The “Elusive Big Idea”: the problem is not a lack of ideas, but a lack of interest

In a New York Times op-ed, Neal Gabler argues that “big ideas” have been supplanted by an abundance of information. He writes, “In the past, we collected information not simply to know things. That was only the beginning. We also collected information to convert it into something larger than facts and ultimately more useful — into ideas that made sense of the information. We sought not just to apprehend the world but to truly comprehend it, which is the primary function of ideas. Great ideas explain the world and one another to us.” Now, “We just don’t care as much about ideas as [our forebears] did.” Over the last decade, says Gabler, information has become competition for ideas: “We are inundated with so much information that we wouldn’t have time to process it even if we wanted to, and most of us don’t want to.” We are preoccupied with an endless supply of inconsequential information, with being connected and “in the loop”, and conceptual ideas suffer.
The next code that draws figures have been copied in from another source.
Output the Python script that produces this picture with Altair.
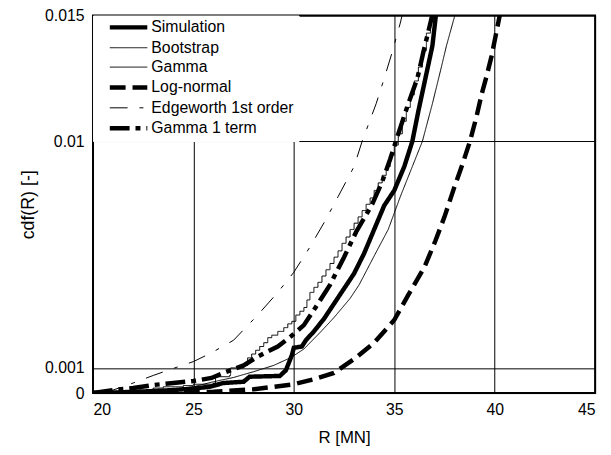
import altair as alt
import pandas as pd

series_names = ["Simulation", "Bootstrap", "Gamma", "Log-normal",
                "Edgeworth 1st order", "Gamma 1 term"]

# cdf values below are in units of 1e-3
sim_R = [20, 21, 22, 23, 24, 25, 25.8, 26.5, 27.5, 27.8, 29.3, 29.6, 29.9, 30.0,
         30.4, 30.6, 31.0, 31.5, 32.0, 32.5, 33.0, 33.5, 34.0, 34.5, 35.0, 35.5,
         35.9, 36.2, 36.55, 36.9, 37.1]
sim_c = [0, 0.02, 0.05, 0.08, 0.12, 0.18, 0.25, 0.4, 0.45, 0.65, 0.68, 0.9, 1.5, 1.8,
         1.85, 2.1, 2.45, 2.95, 3.55, 4.15, 4.75, 5.55, 6.5, 7.45, 8.05, 9.0,
         10.0, 11.2, 12.5, 13.8, 15.2]

boot_R = [20, 21, 22, 23, 23.5, 24.5, 25, 26.0, 26.1, 26.8, 26.85, 27.5, 27.7, 27.9,
          28.1, 28.3, 28.5, 28.7, 28.9, 29.2, 29.5, 29.7, 29.9, 30.1, 30.3, 30.5,
          30.65, 30.8, 31.0, 31.2, 31.4, 31.6, 31.8, 32.0, 32.2, 32.4, 32.6, 32.8,
          33.0, 33.2, 33.4, 33.6, 33.8, 34.0, 34.2, 34.4, 34.6, 34.8, 35.0, 35.2,
          35.4, 35.6, 35.8, 36.0, 36.2, 36.4, 36.6, 36.8]
boot_c = [0, 0.05, 0.1, 0.2, 0.25, 0.3, 0.35, 0.4, 0.65, 0.7, 1.0, 1.1, 1.4, 1.55,
          1.7, 1.85, 2.0, 2.2, 2.3, 2.45, 2.6, 2.75, 2.85, 3.1, 3.25, 3.4,
          3.7, 4.0, 4.2, 4.4, 4.65, 4.9, 5.15, 5.4, 5.65, 5.95, 6.2, 6.5,
          6.75, 7.0, 7.25, 7.5, 7.75, 8.05, 8.35, 8.65, 9.0, 9.45, 9.85, 10.3,
          10.8, 11.35, 11.85, 12.4, 12.95, 13.6, 14.3, 15.2]

gam_R = [20, 22, 24, 25, 26, 27, 28, 29, 29.85, 30.5, 31.3, 32, 32.8, 33.25, 34.1,
         34.7, 35.3, 35.9, 36.4, 36.9, 37.3, 37.6, 38.05]
gam_c = [0, 0.05, 0.15, 0.25, 0.45, 0.62, 0.85, 1.1, 1.41, 1.75, 2.4, 3.0, 3.76, 4.3,
         5.6, 6.5, 7.8, 9.0, 10.0, 11.5, 12.8, 13.8, 15.1]

logn_R = [20, 24, 26, 27, 28, 29, 30, 31, 32, 33, 34, 35, 35.7, 36.5, 37.05, 37.5,
          38, 38.4, 38.77, 39.1, 39.36, 39.6, 39.85, 40.05, 40.3]
logn_c = [0, 0.01, 0.05, 0.1, 0.15, 0.25, 0.35, 0.55, 0.8, 1.35, 2.0, 2.9, 3.9, 5.0,
          6.05, 7.0, 8.2, 9.1, 10.0, 11.0, 11.9, 12.6, 13.4, 14.2, 15.2]

edge_R = [20.5, 21, 22, 23, 24, 25, 25.9, 27, 28.2, 29.2, 30, 30.8, 31.6, 32.2, 33,
          33.4, 34.1, 34.5, 34.9, 35.3, 35.45]
edge_c = [0, 0.12, 0.4, 0.7, 0.98, 1.25, 1.6, 2.1, 3.1, 4.0, 4.8, 5.8, 6.9, 7.8, 9.0,
          10.0, 11.5, 12.5, 13.55, 14.7, 15.2]

g1_R = [20, 21, 22, 23, 24, 25, 25.9, 26.5, 27, 27.5, 28.2, 29.2, 29.85, 30.5, 31,
        31.8, 32.5, 33.1, 33.9, 34.4, 34.8, 35.2, 35.7, 36.15, 36.45, 36.8, 36.95]
g1_c = [0, 0.12, 0.2, 0.32, 0.4, 0.48, 0.6, 0.8, 0.95, 1.1, 1.45, 1.85, 2.25, 2.7, 3.3,
        4.3, 5.4, 6.4, 7.5, 8.4, 9.3, 10.3, 11.5, 12.5, 13.55, 14.7, 15.2]

x_ticks = [20, 25, 30, 35, 40, 45]
y_ticks = [0, 0.001, 0.01, 0.015]

dash_range = [[1, 0], [1, 0], [1, 0], [16, 7], [18, 12, 4, 12], [20, 6, 5, 6]]
width_range = [4.5, 1, 1, 4.5, 1, 4.5]

rows = []
for name, Rs, cs in [("Simulation", sim_R, sim_c), ("Bootstrap", boot_R, boot_c),
                     ("Gamma", gam_R, gam_c), ("Log-normal", logn_R, logn_c),
                     ("Edgeworth 1st order", edge_R, edge_c),
                     ("Gamma 1 term", g1_R, g1_c)]:
    for r, c in zip(Rs, cs):
        rows.append({"series": name, "R": r, "cdf": c / 1000.0})
df = pd.DataFrame(rows)

FONT = "Liberation Sans"

leg = alt.Legend(
    orient="top-left", title=None, offset=0, padding=4,
    symbolType="M0,0H8", symbolSize=90, symbolStrokeColor="black", symbolOffset=5,
    labelFont=FONT, labelFontSize=16, labelColor="black", labelOffset=34,
    rowPadding=3.6, fillColor="white", strokeColor="white",
)

enc = dict(
    x=alt.X("R:Q", scale=alt.Scale(domain=[20, 45], nice=False, zero=False),
            axis=alt.Axis(values=x_ticks, title="R [MN]", titleFontSize=17)),
    y=alt.Y("cdf:Q", scale=alt.Scale(domain=[0, 0.015], nice=False),
            axis=alt.Axis(values=y_ticks, format=".3~f", title="cdf(R) [-]",
                          titleFontSize=18, titlePadding=7)),
    strokeDash=alt.StrokeDash("series:N",
                              scale=alt.Scale(domain=series_names, range=dash_range),
                              legend=leg),
    strokeWidth=alt.StrokeWidth("series:N",
                                scale=alt.Scale(domain=series_names, range=width_range,
                                                type="ordinal"),
                                legend=leg),
)

base = alt.Chart(df)
lines = base.transform_filter(alt.datum.series != "Bootstrap").mark_line(
    clip=True, color="black").encode(**enc)
boot = base.transform_filter(alt.datum.series == "Bootstrap").mark_line(
    clip=True, color="black", interpolate="step-after").encode(**enc)

chart = alt.layer(boot, lines).properties(
    width=508, height=382,
    autosize=alt.AutoSizeParams(type="none"),
    padding={"left": 86, "top": 5, "right": 8, "bottom": 55},
).configure_view(
    stroke="black", strokeWidth=2
).configure_axis(
    grid=True, gridColor="black", gridOpacity=1, gridWidth=1,
    domain=False, ticks=False,
    labelFont=FONT, labelFontSize=16, labelColor="black", labelPadding=9,
    titleFont=FONT, titleFontWeight="normal", titleColor="black",
).configure_axisX(
    titlePadding=12
)

chart.save("out.html", embed_options={"renderer": "svg", "actions": False})
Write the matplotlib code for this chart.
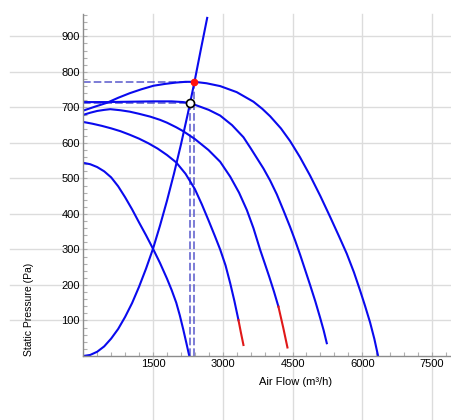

Gabler says we are in an “increasingly post-idea world — a world in which big, thought-provoking ideas that can’t instantly be monetized are of so little intrinsic value that fewer people are generating them and fewer outlets are disseminating them,” with “thinking that is no longer done, regardless of the style.” This is the argument he distinctly presents, which I would disagree with, but the underlying argument seems to be more about us being distracted and uninterested in conceptual thinking and big ideas, not about their disappearance.

His observations are mostly accurate:

  • “There is the eclipse of the public intellectual in the general media by the pundit who substitutes outrageousness for thoughtfulness, and the concomitant decline of the essay in general-interest magazines. And there is the rise of an increasingly visual culture, especially among the young — a form in which ideas are more difficult to express.”
  • “We live in the much vaunted Age of Information. Courtesy of the Internet, we seem to have immediate access to anything that anyone could ever want to know. We are certainly the most informed generation in history, at least quantitatively.”
  • “It is certainly no accident that the post-idea world has sprung up alongside the social networking world. Even though there are sites and blogs dedicated to ideas, Twitter, Facebook, Myspace, Flickr, etc., the most popular sites on the Web, are basically information exchanges, designed to feed the insatiable information hunger, though this is hardly the kind of information that generates ideas. It is largely useless except insofar as it makes the possessor of the information feel, well, informed.” (this is only true for a certain subset of the use of these sites. There is also plenty of idea generating and sharing going on)
  • “All thinkers are victims of information glut, and the ideas of today’s thinkers are also victims of that glut.”
  • “Entrepreneurs have plenty of ideas, and some, like Steven P. Jobs of Apple, have come up with some brilliant ideas in the “inventional” sense of the word. Still, while these ideas may change the way we live, they rarely transform the way we think. They are material, not ideational.”
  • “We have become information narcissists, so uninterested in anything outside ourselves and our friendship circles or in any tidbit we cannot share with those friends that if a Marx or a Nietzsche were suddenly to appear, blasting his ideas, no one would pay the slightest attention, certainly not the general media, which have learned to service our narcissism.”

But, as I said, they all point to a culture that is distracted and uninterested, not to a lack of ideas. I would say there are more ideas, but more spread out and hidden, and most of the increase in ideas has happened in the realm of little ideas, material ideas, practical ideas. The generation of big ideas has not decreased, they’ve just been buried by information, distractions, and little ideas.

And not only are big ideas less apparent, but people’s apathy towards them is more pronounced. Such disinterest was never as visible as it is now, with social networking and the tools for anyone to broadcast anything to the world. On top of that, information and endless distractions have never been so available and invasive.

But again, that many people are too distracted to be intrigued by big ideas does not mean that they no longer exist.

Perhaps another issue is not the lack of ideas, but a lack of execution. “History is littered with inventors who had ‘great’ ideas but kept them quiet and then poorly executed them”, says Seth Godin, “And history is lit up with do-ers who took ideas that were floating around in the ether and actually made something happen.” Perhaps the balance is shifting away from “do-ers.” The explosion of startups would initially seem to point away from this conclusion. But most startups are focused on specific problems, or innovating in already established areas. Less tackle the kind of “big ideas” that Gabler says are missing.

I don’t believe that big ideas no longer exist as they used to, only that they are no longer treated with the same interest and determination. This seems to be the argument Gabler is getting at, overshadowed by a less accurate — even distracting — focus on a decline in big ideas. What we need is more attention and recognition on the big ideas that already exist. Change needs to come not in the realm of big ideas and big thinkers, but from everyone not paying attention — and not thinking.